● REQUIRED TASK: The listing below is the input. Say how many of its lines contain "this", giving the number alone.

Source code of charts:

○ ○ ○

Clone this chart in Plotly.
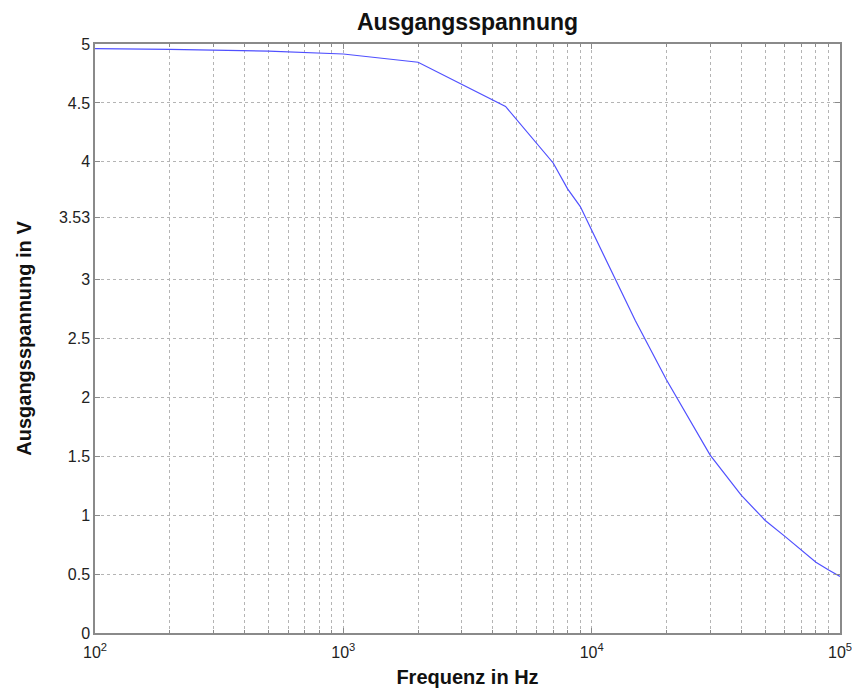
import plotly.graph_objects as go

freq = [100, 200, 500, 1000, 2000, 4500, 7000, 8000, 9000, 10000, 15000, 20000,
        30000, 40000, 50000, 60000, 70000, 80000, 90000, 100000]
volt = [4.96, 4.955, 4.94, 4.915, 4.845, 4.47, 3.99, 3.77, 3.62, 3.42, 2.65, 2.15,
        1.51, 1.17, 0.955, 0.82, 0.70, 0.60, 0.535, 0.48]

x_major = [100, 1000, 10000, 100000]
x_major_text = ["10<sup>2</sup>", "10<sup>3</sup>", "10<sup>4</sup>", "10<sup>5</sup>"]
x_minor = [m * d for d in (100, 1000, 10000) for m in range(2, 10)]
y_ticks = [0, 0.5, 1, 1.5, 2, 2.5, 3, 3.53, 4, 4.5, 5]
y_text = ["0", "0.5", "1", "1.5", "2", "2.5", "3", "3.53", "4", "4.5", "5"]

font = "Liberation Sans, Arial, sans-serif"
axis_col = "#8a8a8a"
grid_col = "#b4b4b4"

fig = go.Figure(go.Scatter(x=freq, y=volt, mode="lines",
                           line=dict(color="rgb(80,80,255)", width=1.2),
                           showlegend=False))

fig.update_layout(
    width=852, height=688,
    margin=dict(l=95, r=12, t=44, b=55, autoexpand=False),
    paper_bgcolor="white", plot_bgcolor="white",
    font=dict(family=font, size=16, color="#222"),
    title=dict(text="<b>Ausgangsspannung</b>", x=0.5, xanchor="center",
               xref="paper", yref="container", y=1 - 22 / 688, yanchor="middle",
               font=dict(family=font, size=23, color="#111")),
)

fig.update_xaxes(
    type="log", range=[2, 5], automargin=False,
    tickvals=x_major, ticktext=x_major_text, ticklabeloverflow="allow",
    ticklabelstandoff=4,
    ticks="inside", ticklen=5, tickcolor=axis_col,
    showline=True, linecolor=axis_col, linewidth=1.5, mirror="ticks",
    showgrid=True, gridcolor=grid_col, griddash="dot", gridwidth=1,
    zeroline=False,
    minor=dict(tickvals=x_minor, ticks="inside", ticklen=3, tickcolor=axis_col,
               showgrid=True, gridcolor=grid_col, griddash="dot", gridwidth=1),
    title=dict(text="<b>Frequenz in Hz</b>", font=dict(family=font, size=20, color="#111"),
               standoff=10),
    tickfont=dict(family=font, size=16, color="#222"),
)

fig.update_yaxes(
    range=[0, 5], automargin=False,
    tickvals=y_ticks, ticktext=y_text,
    ticks="inside", ticklen=5, tickcolor=axis_col,
    showline=True, linecolor=axis_col, linewidth=1.5, mirror="ticks",
    showgrid=True, gridcolor=grid_col, griddash="dot", gridwidth=1,
    zeroline=False,
    title=dict(text="<b>Ausgangsspannung in V</b>", font=dict(family=font, size=20, color="#111"),
               standoff=22),
    tickfont=dict(family=font, size=16, color="#222"),
)

fig.write_html("out.html")
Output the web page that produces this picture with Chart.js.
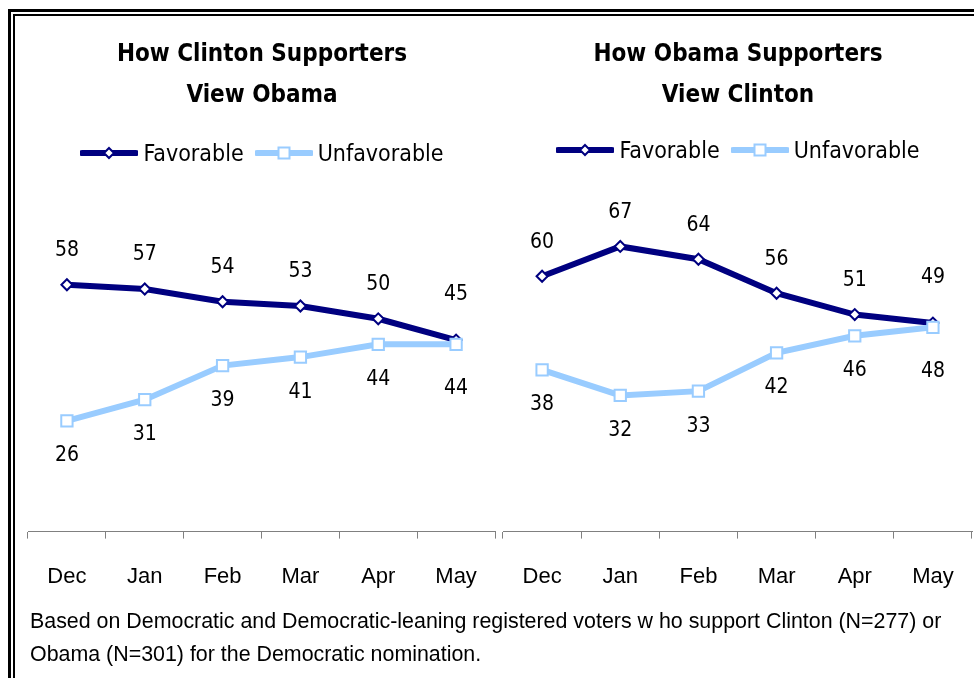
<!DOCTYPE html>
<html>
<head>
<meta charset="utf-8">
<script src="https://cdn.jsdelivr.net/npm/chart.js@4.4.1/dist/chart.umd.min.js"></script>
<style>
  html, body { margin:0; padding:0; background:#fff; }
  body { width:974px; height:678px; position:relative; overflow:hidden; }
  canvas { position:absolute; top:0; }
  .frame1 { position:absolute; left:8px; top:9px; width:1200px; height:1000px; border-left:3px solid #000; border-top:3px solid #000; }
  .frame2 { position:absolute; left:13px; top:14px; width:1200px; height:1000px; border-left:2px solid #000; border-top:2px solid #000; }
  .title { position:absolute; top:33px; text-align:center; font-family:"DejaVu Sans Condensed","DejaVu Sans",sans-serif; font-weight:bold; font-size:24px; line-height:41px; color:#000; z-index:2; }
  .legend { position:absolute; display:flex; justify-content:center; align-items:center; font-family:"DejaVu Sans Condensed","DejaVu Sans",sans-serif; font-size:23px; color:#000; z-index:2; height:26px; }
  .legend svg { display:block; }
  .legend .txt { margin-left:5px; margin-right:11px; }
  .note { position:absolute; left:30px; top:605px; font-family:"Liberation Sans",Arial,sans-serif; font-size:21.4px; line-height:33px; color:#000; white-space:nowrap; }
</style>
</head>
<body>
<div class="frame1"></div>
<div class="frame2"></div>

<div class="title" style="left:12px;width:500px;">How Clinton Supporters<br>View Obama</div>
<div class="title" style="left:488px;width:500px;">How Obama Supporters<br>View Clinton</div>

<div class="legend" style="left:12px;width:500px;top:140px;">
  <svg width="58" height="16"><line x1="2" y1="8" x2="56" y2="8" stroke="#000080" stroke-width="6" stroke-linecap="round"/><polygon points="29,3 34,8 29,13 24,8" fill="#fff" stroke="#000080" stroke-width="2"/></svg>
  <span class="txt">Favorable</span>
  <svg width="58" height="16"><line x1="2" y1="8" x2="56" y2="8" stroke="#99CCFF" stroke-width="6" stroke-linecap="round"/><rect x="23.5" y="2.5" width="11" height="11" fill="#fff" stroke="#99CCFF" stroke-width="2"/></svg>
  <span class="txt" style="margin-right:0">Unfavorable</span>
</div>
<div class="legend" style="left:488px;width:500px;top:137px;">
  <svg width="58" height="16"><line x1="2" y1="8" x2="56" y2="8" stroke="#000080" stroke-width="6" stroke-linecap="round"/><polygon points="29,3 34,8 29,13 24,8" fill="#fff" stroke="#000080" stroke-width="2"/></svg>
  <span class="txt">Favorable</span>
  <svg width="58" height="16"><line x1="2" y1="8" x2="56" y2="8" stroke="#99CCFF" stroke-width="6" stroke-linecap="round"/><rect x="23.5" y="2.5" width="11" height="11" fill="#fff" stroke="#99CCFF" stroke-width="2"/></svg>
  <span class="txt" style="margin-right:0">Unfavorable</span>
</div>

<canvas id="left" width="505" height="615" style="left:0px;"></canvas>
<canvas id="right" width="489" height="615" style="left:493px;"></canvas>

<div class="note">Based on Democratic and Democratic-leaning registered voters w ho support Clinton (N=277) or<br>Obama (N=301) for the Democratic nomination.</div>

<script>
// ---- data ----
const months = ['Dec', 'Jan', 'Feb', 'Mar', 'Apr', 'May'];
const clintonSupViewObamaFav = [58, 57, 54, 53, 50, 45];
const clintonSupViewObamaUnfav = [26, 31, 39, 41, 44, 44];
const obamaSupViewClintonFav = [60, 67, 64, 56, 51, 49];
const obamaSupViewClintonUnfav = [38, 32, 33, 42, 46, 48];
const seriesNames = ['Favorable', 'Unfavorable'];

const NAVY = '#000080';
const LIGHT = '#99CCFF';

const valueLabels = {
  id: 'valueLabels',
  afterDatasetsDraw(chart) {
    const ctx = chart.ctx;
    chart.data.datasets.forEach((ds, i) => {
      const meta = chart.getDatasetMeta(i);
      const above = ds.labelSide === 'above';
      meta.data.forEach((pt, j) => {
        const last = j === meta.data.length - 1;
        let off = above ? -34 : 35;
        if (last) off += above ? -12 : 9;
        ctx.save();
        ctx.font = '21px "DejaVu Sans Condensed", "DejaVu Sans", sans-serif';
        ctx.fillStyle = '#000';
        ctx.textAlign = 'center';
        ctx.textBaseline = 'middle';
        ctx.fillText(String(ds.data[j]), pt.x, pt.y + off);
        ctx.restore();
      });
    });
  }
};

function makeChart(id, fav, unfav, padL, padR) {
  return new Chart(document.getElementById(id), {
    type: 'line',
    data: {
      labels: months,
      datasets: [
        {
          label: seriesNames[0], data: fav, order: 1, labelSide: 'above',
          borderColor: NAVY, borderWidth: 6, tension: 0,
          pointStyle: 'rectRot', pointRadius: 5.5, pointBorderWidth: 2,
          pointBackgroundColor: '#fff', pointBorderColor: NAVY
        },
        {
          label: seriesNames[1], data: unfav, order: 0, labelSide: 'below',
          borderColor: LIGHT, borderWidth: 6, tension: 0,
          pointStyle: 'rect', pointRadius: 8, pointBorderWidth: 2,
          pointBackgroundColor: '#fff', pointBorderColor: LIGHT
        }
      ]
    },
    options: {
      responsive: false,
      animation: false,
      devicePixelRatio: 1,
      layout: { padding: { left: padL, right: padR, top: 106, bottom: 0 } },
      plugins: { legend: { display: false }, tooltip: { enabled: false }, title: { display: false } },
      scales: {
        y: { display: false, min: 0, max: 100 },
        x: {
          type: 'category',
          offset: true,
          grid: { offset: true, drawOnChartArea: false, drawTicks: true, tickLength: 7, color: '#808080', lineWidth: 1 },
          border: { display: true, color: '#808080', width: 1 },
          ticks: { color: '#000', font: { family: 'Liberation Sans', size: 22 }, padding: 25, autoSkip: false, maxRotation: 0 }
        }
      }
    },
    plugins: [valueLabels]
  });
}

makeChart('left', clintonSupViewObamaFav, clintonSupViewObamaUnfav, 28, 0);
makeChart('right', obamaSupViewClintonFav, obamaSupViewClintonUnfav, 0, 0);
</script>
</body>
</html>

○ ○ ○

● RESULT: 2